The Arkansas Survey, a Black newspaper based in Little Rock, wrote, “Scipio A. Jones, lawyer in charge of the defense in the Elaine case, has just brought that case to a successful conclusion. Not only do the colored people of Arkansas but all of the people of Arkansas owe to Judge Jones a debt of gratitude which they will never be able to pay to him personally.”
The Pittsburgh Courier wrote, “The decision of the Arkansas Supreme Court marks a real triumph, not only for the organizations which interested themselves so unsparingly, but for the entire race.”
Letters poured into the NAACP offices from African Americans all over the country, from “school teachers, doctors, lawyers, who are in support of the efforts that are being made by the NAACP,” Mitchell said.
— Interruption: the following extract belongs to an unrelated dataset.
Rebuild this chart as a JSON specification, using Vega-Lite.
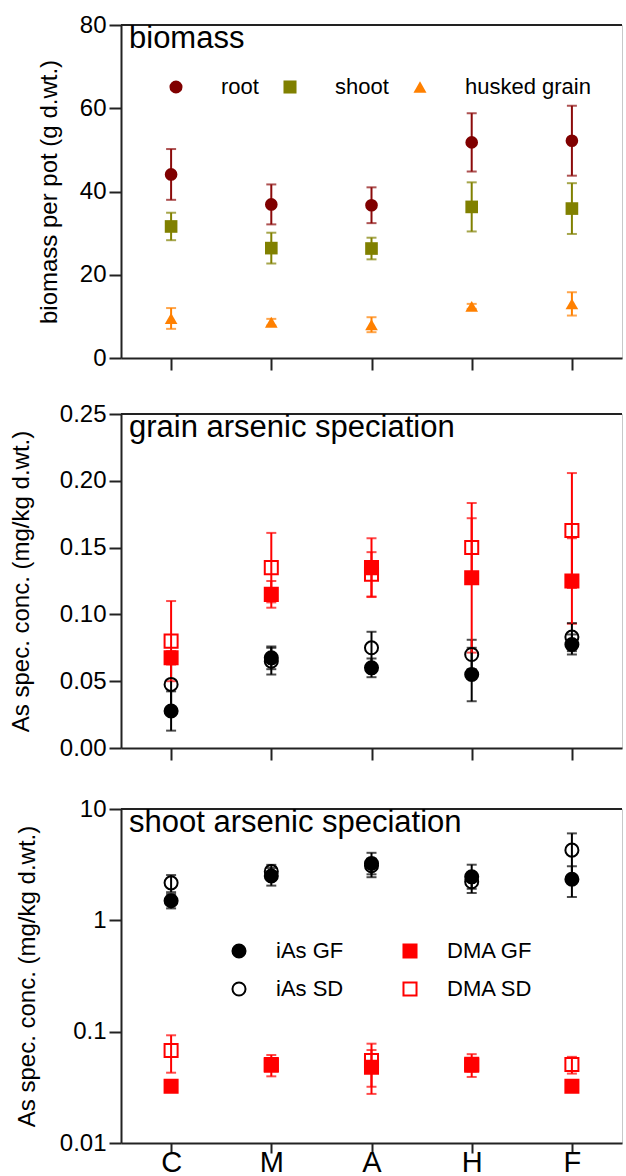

White Americans also offered their praise and support.
“With you, I rejoice in the conclusion,” wrote Dr. Charles F. Thwing, the president of Case Western Reserve University in Cleveland. “I am glad to help in the future according to my little ability. Of course, my little ability is no measure of my deep interest.”
With its national status elevated, the NAACP became hope for African Americans across the country.
But for the Elaine 12, there was no celebration.
Much remains unknown about what happened to the men after they were freed from prison, though descendants and historians have attempted to fill in the gaps.
Through his research at the University of Arkansas, Mitchell has pulled a variety of records, death certificates and other sources together and traced what happened to six of the 12 men.
Mitchell said his research showed some moved to Illinois, Louisiana and Missouri. Some of their wives moved on and remarried while they were imprisoned. Others waited for their husbands to return home. The majority died very shortly after being freed, he said.
Lisa Hicks-Gilbert is a descendant of Ed and Frank Hicks, two of the men sentenced to death. Hicks-Gilbert, a 53-year-old freelance paralegal who is the great-great granddaughter of Ed Hicks, said the two brothers took different paths after they were released.
Frank moved to Illinois, she said. Ed stayed in Arkansas. She said the two never spoke to each other again. The family believes Frank changed his name and died childless, according to Hicks-Gilbert.
All of the men, despite going their separate ways, had one thing in common. Despite their victories in the U.S. Supreme Court and the Arkansas Supreme Court, they were still found criminally responsible for crimes during the Elaine Massacre under Arkansas state law.
Mitchell explained that when the publicity surrounding the cases became too much, Arkansas Gov. Thomas McRae granted the men clemency. They freed the men but did not clear their records.
Hicks-Gilberts, along with other organizations, has tried to win exonerations for the 122 convicted men, but the state has rejected their efforts.
Although the state has made efforts to memorialize Ed Hicks by offering to put a marker on his grave, Hicks-Gilbert said the family wished the state spent the same energy to exonerate the convicted men.
“Until this state does what is right, then a marker to them is an insult,” she said. “Take that time and free us.”